Local ‘nerd girl’ takes reality show title

Celeste Anderson grew up playing video games with her cousins. (Photo by Nick Lachance)
Celeste Anderson grew up playing video games with her cousins. (Photo by Nick Lachance)

“To me, a nerd is someone who is extremely passionate about a specific thing, or has many interests and tries to obtain knowledge about it and develops an extreme passion for it.”

Celeste Anderson, a first-year computer science student at the University of Waterloo (UW) expressed her definition of a nerd with valuable insight. Anderson recently starred on King Of The Nerds, a reality TV show that filmed in the summer of 2012. In the season finale, which recently aired, Anderson was crowned King and claimed a $100,000 prize.

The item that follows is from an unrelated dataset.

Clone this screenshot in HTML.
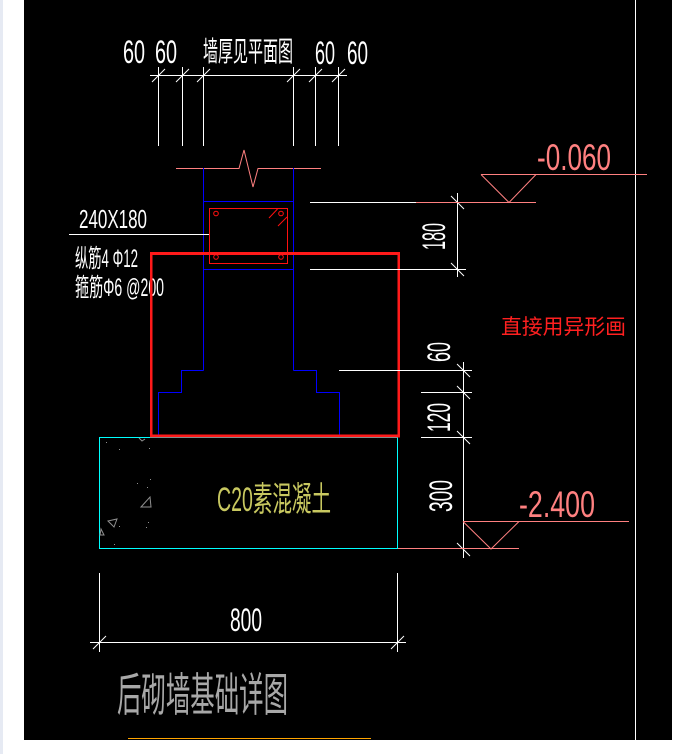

Along with beating out ten other contestants that possessed specific “nerd” qualities, such as a planetary protection engineer at NASA, a fantasy writer and an live-action role player.

“It looks like it’s going mostly to my university education,” Anderson said, explaining that her initial plan was to not use it towards school.

“I’m probably going to save the rest and invest it.”

She explained that she is aiming to work for a reputable game company or make her own video games after finishing her degree.

Anderson was the only Canadian contestant on the show and out-skilled the others in various games, including building a giant Rubik’s Cube and participating in a nerd dancing contest, where her team had 24 hours to write and choreograph a nerd song and perform it in front of three judges and a live audience.

Challenges like this tested Anderson’s past fear of participating in social situations. She explained when she was really young she “was really socially awkward and couldn’t talk to people.”

“I had trouble going up to a cashier and paying for something,” she added.

After graduating high school, Anderson, a speedcuber and professional gamer, focused on competitions as well as her job at EB Games for a few years.

“[Video games] have always been a part of my life,” she explained. “I grew up with my boy cousins so I always thought it was very natural for all of us to have video games.”

After receiving an e-mail from a man she had met in 2007 while on a video game tour across Canada, she was given the opportunity to put together an audition video and was later flown out to California for an interview. Filming began two days later.

Her success remained a secret until last week when the finale aired.  Anderson found it difficult to keep it a secret, although she was able to tell her parents. As a teenager, Anderson said her parents thought her heavy gaming  “was really weird and actually tried to push me to stop it.”

However, her parents are proud of her achievement in the reality show and are especially content with her return to school.

“I’m trying to represent females in computer science because there are not a lot of females in this program,” Anderson said.

Sher DiCiccio, the school administrative officer for the Cheriton School of Computer Science at UW, explained that typically female students make up 14 per cent  of their entering class.

“We appreciate the focus on a first-year female computer science student because we would like to encourage females to enroll in our program,” DiCiccio explained.

However, DiCiccio emphasized that the type of computer science represented on the show is not entirely academic.

“I guess what we are trying to say is that computer science is a lot more of a diverse area of study than just the area of creating computer games,” she said. “That’s a very small focus.”

Regardless, Anderson is proud and humble of her accomplishments. “It was probably the craziest experience I’ve ever been through,” Anderson expressed.

“[Gaming] is the only thing that seems to make me happy.”